-- Begin DATA RECORDS --
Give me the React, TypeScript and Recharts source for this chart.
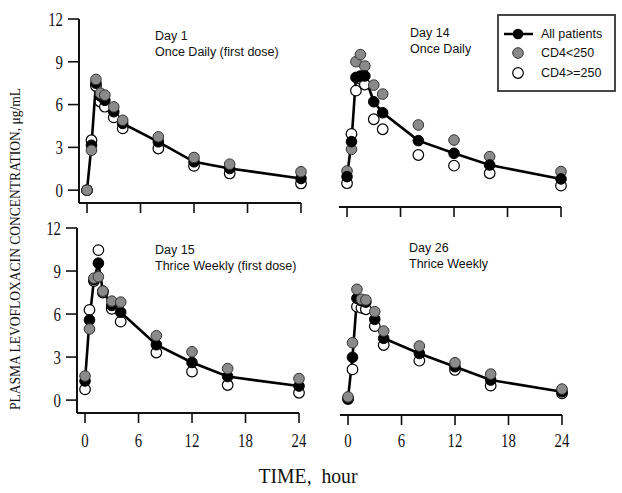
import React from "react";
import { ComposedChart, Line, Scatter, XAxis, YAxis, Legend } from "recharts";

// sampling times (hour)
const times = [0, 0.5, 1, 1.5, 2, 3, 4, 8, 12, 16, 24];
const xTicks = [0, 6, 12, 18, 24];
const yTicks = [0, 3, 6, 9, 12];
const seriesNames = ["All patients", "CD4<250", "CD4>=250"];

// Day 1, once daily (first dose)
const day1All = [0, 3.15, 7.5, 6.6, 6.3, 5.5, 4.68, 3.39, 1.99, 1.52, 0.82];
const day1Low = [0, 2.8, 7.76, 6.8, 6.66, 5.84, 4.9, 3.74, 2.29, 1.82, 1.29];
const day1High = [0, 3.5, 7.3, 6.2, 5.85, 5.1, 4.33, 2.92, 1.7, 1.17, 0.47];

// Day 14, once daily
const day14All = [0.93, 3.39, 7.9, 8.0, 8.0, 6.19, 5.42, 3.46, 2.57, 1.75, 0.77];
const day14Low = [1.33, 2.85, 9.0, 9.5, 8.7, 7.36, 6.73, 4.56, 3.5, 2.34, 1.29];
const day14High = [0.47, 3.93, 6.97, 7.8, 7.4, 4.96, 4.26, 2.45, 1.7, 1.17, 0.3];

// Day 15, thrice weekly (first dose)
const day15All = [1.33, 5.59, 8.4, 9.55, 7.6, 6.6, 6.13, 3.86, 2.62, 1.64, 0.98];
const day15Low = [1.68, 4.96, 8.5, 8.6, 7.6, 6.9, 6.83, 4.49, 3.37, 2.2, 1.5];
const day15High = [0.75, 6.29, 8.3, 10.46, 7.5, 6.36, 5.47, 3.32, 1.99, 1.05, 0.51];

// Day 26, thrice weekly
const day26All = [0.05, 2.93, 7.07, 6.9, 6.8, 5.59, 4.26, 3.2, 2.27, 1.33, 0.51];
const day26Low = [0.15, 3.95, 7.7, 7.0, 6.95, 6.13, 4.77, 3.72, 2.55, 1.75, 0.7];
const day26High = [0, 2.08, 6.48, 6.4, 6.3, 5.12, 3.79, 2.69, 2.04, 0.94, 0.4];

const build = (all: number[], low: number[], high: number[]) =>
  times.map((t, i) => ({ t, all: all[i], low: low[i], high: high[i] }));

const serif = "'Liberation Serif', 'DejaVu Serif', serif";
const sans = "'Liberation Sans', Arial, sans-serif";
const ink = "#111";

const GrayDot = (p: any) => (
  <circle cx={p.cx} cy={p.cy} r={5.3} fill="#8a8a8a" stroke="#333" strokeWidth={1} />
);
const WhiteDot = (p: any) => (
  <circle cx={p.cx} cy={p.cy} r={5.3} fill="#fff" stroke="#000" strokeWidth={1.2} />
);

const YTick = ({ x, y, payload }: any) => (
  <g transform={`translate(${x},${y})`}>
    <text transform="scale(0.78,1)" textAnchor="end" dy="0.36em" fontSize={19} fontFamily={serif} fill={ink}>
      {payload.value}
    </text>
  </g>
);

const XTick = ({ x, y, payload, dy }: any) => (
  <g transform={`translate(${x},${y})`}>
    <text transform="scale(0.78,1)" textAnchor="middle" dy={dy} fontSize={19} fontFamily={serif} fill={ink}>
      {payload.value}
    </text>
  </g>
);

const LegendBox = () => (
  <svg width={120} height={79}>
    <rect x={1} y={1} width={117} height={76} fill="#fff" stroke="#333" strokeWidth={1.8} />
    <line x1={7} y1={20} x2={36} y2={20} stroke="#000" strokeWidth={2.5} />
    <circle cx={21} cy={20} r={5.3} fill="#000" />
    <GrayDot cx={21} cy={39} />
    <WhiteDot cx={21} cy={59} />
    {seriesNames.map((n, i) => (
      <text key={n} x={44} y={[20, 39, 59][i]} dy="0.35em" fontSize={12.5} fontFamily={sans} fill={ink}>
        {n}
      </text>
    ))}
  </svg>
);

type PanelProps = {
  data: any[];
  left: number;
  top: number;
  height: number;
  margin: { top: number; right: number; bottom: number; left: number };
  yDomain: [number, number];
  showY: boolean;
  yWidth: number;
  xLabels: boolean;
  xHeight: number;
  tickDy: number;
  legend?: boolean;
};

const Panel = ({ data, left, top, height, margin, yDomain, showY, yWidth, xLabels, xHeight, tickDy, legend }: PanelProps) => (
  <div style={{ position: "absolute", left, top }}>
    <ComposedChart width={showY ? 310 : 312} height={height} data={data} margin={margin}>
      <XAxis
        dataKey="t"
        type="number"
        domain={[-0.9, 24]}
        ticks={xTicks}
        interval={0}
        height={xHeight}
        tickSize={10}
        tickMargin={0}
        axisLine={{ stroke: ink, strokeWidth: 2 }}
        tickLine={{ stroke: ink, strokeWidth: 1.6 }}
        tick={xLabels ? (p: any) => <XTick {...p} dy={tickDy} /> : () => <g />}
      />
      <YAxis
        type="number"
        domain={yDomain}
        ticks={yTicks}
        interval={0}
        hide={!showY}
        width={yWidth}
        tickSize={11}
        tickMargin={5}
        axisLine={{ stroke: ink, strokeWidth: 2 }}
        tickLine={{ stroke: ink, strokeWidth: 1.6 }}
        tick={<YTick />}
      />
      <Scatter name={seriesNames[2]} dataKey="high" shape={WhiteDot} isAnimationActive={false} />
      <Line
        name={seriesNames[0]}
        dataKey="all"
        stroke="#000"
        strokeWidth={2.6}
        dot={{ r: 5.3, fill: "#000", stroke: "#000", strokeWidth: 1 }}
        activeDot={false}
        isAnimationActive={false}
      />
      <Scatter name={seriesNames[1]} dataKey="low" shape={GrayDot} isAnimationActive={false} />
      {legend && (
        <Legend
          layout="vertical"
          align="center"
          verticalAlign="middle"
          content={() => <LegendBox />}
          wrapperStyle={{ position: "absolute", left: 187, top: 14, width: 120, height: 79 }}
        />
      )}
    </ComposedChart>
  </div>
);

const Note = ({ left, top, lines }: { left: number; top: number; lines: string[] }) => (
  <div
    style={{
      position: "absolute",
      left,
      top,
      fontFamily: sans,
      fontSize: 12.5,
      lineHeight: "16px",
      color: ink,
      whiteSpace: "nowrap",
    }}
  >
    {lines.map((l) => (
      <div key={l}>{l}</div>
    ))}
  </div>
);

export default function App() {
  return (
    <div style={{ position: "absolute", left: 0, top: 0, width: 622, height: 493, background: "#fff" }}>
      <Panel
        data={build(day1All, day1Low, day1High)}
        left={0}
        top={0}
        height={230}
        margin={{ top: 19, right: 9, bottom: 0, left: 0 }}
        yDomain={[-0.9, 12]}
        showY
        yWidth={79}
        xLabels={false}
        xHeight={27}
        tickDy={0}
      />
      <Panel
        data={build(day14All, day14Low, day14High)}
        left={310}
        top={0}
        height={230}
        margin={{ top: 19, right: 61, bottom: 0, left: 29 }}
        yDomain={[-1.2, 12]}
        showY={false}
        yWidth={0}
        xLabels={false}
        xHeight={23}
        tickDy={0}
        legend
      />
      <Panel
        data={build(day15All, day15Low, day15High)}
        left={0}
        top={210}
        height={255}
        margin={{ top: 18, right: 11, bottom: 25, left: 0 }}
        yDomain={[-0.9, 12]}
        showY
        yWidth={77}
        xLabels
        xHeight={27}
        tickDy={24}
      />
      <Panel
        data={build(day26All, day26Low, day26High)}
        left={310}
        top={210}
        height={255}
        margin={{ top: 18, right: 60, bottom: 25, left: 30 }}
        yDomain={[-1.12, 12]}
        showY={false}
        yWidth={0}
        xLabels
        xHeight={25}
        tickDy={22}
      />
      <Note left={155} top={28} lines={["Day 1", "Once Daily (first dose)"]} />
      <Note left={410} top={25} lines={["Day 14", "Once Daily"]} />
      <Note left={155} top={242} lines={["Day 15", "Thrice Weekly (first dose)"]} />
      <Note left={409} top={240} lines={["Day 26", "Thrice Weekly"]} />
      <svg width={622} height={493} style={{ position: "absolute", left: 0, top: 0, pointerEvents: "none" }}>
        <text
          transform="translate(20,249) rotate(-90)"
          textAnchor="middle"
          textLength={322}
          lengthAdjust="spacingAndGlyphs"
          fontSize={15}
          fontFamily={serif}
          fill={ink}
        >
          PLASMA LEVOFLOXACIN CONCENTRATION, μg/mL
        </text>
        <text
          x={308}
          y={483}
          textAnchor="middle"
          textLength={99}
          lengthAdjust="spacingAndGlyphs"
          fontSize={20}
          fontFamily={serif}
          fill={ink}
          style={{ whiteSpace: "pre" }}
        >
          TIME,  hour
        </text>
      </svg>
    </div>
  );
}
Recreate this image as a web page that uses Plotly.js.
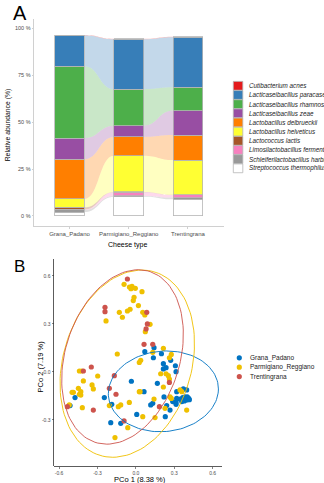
-- End DATA RECORDS --
Sift the material for lines with the string "this". Copy each one found.

- _EXERCISE RESULT_:
Give me the React, TypeScript and Recharts source for this chart.
Recreate this image as a web page that uses Plotly.js.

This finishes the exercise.